Regarding the rules, I very much meant what I said there: if you are socially competent, I’m sure the rules are quite clear, but for someone who is not, figuring out what behaviors are okay and what aren’t is hard: my go-to is simply to never do anything that I can even conjecture might violate one of these rules or ever make anyone in any way uncomfortable. And I still screw up.

We all do.

So simply dismissing my comment about this feels pretty unhelpful,

Sorry, my point was really what I just said in this message: our existing rules don't allow for that interpretation of "moderation". We'd need to change the rules.

If draft-ecahc-moderation were to move forward, this could be one of the points to be considered.

although I realize it may seem a bit off-topic. I think being clear, giving examples, etc, might actually be useful for some participants. It might even prevent some people from getting angry and acting out, which was my point.

That seems like useful input for the eodir folk (https://datatracker.ietf.org/group/eodir/about/), although educational/tutorial material in this area is tricky to get right.

Regards
    Brian

Op ma 10 jun 2024 om 17:00 schreef Brian E Carpenter <brian.e.carpenter@xxxxxxxxx <mailto:brian.e.carpenter@xxxxxxxxx>>

    Why was this thread on the last-call list? It's not about a last call.

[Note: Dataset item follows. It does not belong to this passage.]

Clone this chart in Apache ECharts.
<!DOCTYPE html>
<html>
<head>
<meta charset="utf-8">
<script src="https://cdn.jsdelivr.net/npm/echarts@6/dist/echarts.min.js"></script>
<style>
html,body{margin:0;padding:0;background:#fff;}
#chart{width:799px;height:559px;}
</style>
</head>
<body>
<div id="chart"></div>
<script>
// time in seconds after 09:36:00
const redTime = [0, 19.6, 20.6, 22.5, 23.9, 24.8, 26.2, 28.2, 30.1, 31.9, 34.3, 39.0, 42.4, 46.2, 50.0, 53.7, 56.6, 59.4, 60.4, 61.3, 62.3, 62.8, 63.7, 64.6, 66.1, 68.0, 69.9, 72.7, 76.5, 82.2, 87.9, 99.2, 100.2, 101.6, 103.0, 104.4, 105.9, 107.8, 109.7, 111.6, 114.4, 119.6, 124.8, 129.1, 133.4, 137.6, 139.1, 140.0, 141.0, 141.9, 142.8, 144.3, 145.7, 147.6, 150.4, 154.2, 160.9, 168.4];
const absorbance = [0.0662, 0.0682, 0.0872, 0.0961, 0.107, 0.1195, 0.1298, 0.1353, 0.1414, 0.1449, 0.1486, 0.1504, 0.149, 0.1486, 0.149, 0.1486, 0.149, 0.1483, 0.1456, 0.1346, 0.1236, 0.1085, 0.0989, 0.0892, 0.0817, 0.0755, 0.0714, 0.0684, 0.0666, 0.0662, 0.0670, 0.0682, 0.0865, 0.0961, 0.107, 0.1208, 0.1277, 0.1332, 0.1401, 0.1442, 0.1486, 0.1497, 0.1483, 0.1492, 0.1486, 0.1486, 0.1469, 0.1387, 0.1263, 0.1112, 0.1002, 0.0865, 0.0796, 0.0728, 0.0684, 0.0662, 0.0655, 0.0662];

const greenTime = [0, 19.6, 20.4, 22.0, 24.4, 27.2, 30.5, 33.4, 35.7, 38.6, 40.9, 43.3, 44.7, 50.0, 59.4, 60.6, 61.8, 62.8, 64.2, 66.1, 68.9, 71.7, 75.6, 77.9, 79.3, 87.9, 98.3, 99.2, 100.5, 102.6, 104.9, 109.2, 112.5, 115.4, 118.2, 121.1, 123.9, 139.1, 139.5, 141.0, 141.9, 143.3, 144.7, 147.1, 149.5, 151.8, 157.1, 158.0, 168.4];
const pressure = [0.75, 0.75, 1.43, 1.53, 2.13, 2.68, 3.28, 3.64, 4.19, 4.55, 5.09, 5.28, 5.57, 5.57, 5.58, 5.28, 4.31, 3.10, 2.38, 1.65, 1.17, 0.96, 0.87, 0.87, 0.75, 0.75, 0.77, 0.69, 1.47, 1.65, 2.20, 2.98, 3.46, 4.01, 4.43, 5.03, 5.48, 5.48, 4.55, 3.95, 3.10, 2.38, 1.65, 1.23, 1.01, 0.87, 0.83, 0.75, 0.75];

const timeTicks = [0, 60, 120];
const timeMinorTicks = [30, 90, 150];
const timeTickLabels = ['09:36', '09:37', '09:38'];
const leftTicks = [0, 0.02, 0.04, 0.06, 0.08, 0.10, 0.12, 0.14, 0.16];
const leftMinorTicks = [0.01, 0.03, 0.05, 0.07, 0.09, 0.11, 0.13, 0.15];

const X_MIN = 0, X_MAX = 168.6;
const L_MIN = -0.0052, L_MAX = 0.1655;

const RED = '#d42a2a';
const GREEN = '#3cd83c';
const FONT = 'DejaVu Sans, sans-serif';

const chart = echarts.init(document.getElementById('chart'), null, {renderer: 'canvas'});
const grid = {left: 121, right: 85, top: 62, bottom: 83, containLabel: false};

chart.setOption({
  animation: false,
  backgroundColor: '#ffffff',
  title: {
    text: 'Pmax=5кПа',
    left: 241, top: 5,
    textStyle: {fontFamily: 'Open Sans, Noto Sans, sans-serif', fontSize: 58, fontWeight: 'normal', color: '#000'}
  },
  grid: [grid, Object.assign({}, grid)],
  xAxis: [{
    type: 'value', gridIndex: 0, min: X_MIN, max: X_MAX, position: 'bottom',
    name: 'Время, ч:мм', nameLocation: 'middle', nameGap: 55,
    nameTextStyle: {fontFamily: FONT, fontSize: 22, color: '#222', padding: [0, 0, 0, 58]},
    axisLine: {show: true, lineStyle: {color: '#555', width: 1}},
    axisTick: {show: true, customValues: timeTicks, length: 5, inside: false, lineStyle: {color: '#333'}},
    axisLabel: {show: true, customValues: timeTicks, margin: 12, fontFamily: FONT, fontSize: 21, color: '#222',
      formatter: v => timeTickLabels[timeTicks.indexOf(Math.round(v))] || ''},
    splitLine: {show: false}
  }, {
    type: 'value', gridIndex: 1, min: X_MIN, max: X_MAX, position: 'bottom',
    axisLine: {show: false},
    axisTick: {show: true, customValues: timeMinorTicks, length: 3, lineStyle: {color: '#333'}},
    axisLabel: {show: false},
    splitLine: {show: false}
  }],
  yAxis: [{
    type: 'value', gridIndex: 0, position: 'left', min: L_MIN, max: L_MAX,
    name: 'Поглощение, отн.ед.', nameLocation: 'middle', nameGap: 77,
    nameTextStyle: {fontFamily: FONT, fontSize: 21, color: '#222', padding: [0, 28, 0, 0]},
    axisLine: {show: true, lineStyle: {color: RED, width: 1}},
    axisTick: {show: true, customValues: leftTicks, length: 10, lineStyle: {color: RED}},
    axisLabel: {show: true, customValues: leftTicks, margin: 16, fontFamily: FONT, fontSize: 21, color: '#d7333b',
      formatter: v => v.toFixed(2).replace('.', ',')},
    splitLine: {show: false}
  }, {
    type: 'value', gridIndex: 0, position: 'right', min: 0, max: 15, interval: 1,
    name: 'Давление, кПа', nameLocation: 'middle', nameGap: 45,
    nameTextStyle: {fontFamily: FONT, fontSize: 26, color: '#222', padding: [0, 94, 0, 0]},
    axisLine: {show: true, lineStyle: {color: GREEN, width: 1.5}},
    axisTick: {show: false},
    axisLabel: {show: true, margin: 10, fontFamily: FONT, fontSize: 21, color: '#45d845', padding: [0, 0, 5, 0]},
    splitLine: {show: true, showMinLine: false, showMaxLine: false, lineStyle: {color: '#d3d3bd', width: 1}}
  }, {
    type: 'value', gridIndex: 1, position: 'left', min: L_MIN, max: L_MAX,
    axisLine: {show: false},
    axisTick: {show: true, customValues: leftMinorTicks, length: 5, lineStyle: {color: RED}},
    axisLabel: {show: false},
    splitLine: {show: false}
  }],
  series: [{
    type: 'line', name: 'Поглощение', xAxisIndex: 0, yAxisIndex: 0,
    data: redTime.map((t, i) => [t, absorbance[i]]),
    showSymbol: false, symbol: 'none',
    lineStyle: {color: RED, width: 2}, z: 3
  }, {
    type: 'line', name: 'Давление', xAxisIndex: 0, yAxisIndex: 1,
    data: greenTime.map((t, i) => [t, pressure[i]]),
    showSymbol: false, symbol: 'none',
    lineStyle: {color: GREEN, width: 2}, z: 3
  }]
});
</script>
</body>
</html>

    On 11-Jun-24 04:05, Ted Lemon wrote:
    ...
     > I would say that this PR-action is too little

    Read BCP 83. It is *indefinite* unless revoked, and all list managers may apply it at their discretion. How is that too little? It allows the IETF to completely muzzle somebody.

     > , too late.

    Possibly, but anybody could have requested the IESG to do this sooner, but nobody did.

    ...

     > Right now we don't actually have any sort of formal moderation process,

    Huh? That's exactly what the moderators just did.

    ...

     > I would say our current harassment policy is actually fairly vague.

    I think the Ombudsteam would beg to differ, but in any case this isn't an anti-harassment action; that's a separate pathway.

    On 11-Jun-24 04:07, Ted Lemon wrote:

     > Oh, one additional point: a PR-action shouldn't be per-mailing list.

    It isn't. It allows all list managers to block the sender.

    On 11-Jun-24 04:34, Chris Box wrote:

     > Last year many former IETF Chairs proposed such an IETF-wide moderation scheme:
     > https://www.ietf.org/archive/id/draft-ecahc-moderation-00.html <https://www.ietf.org/archive/id/draft-ecahc-moderation-00.html>

    We did. But moderation would still start with the WG Chairs - a single team cannot feasibly moderate all lists. Maybe this needs to be in the gendispatch/alldispatch list.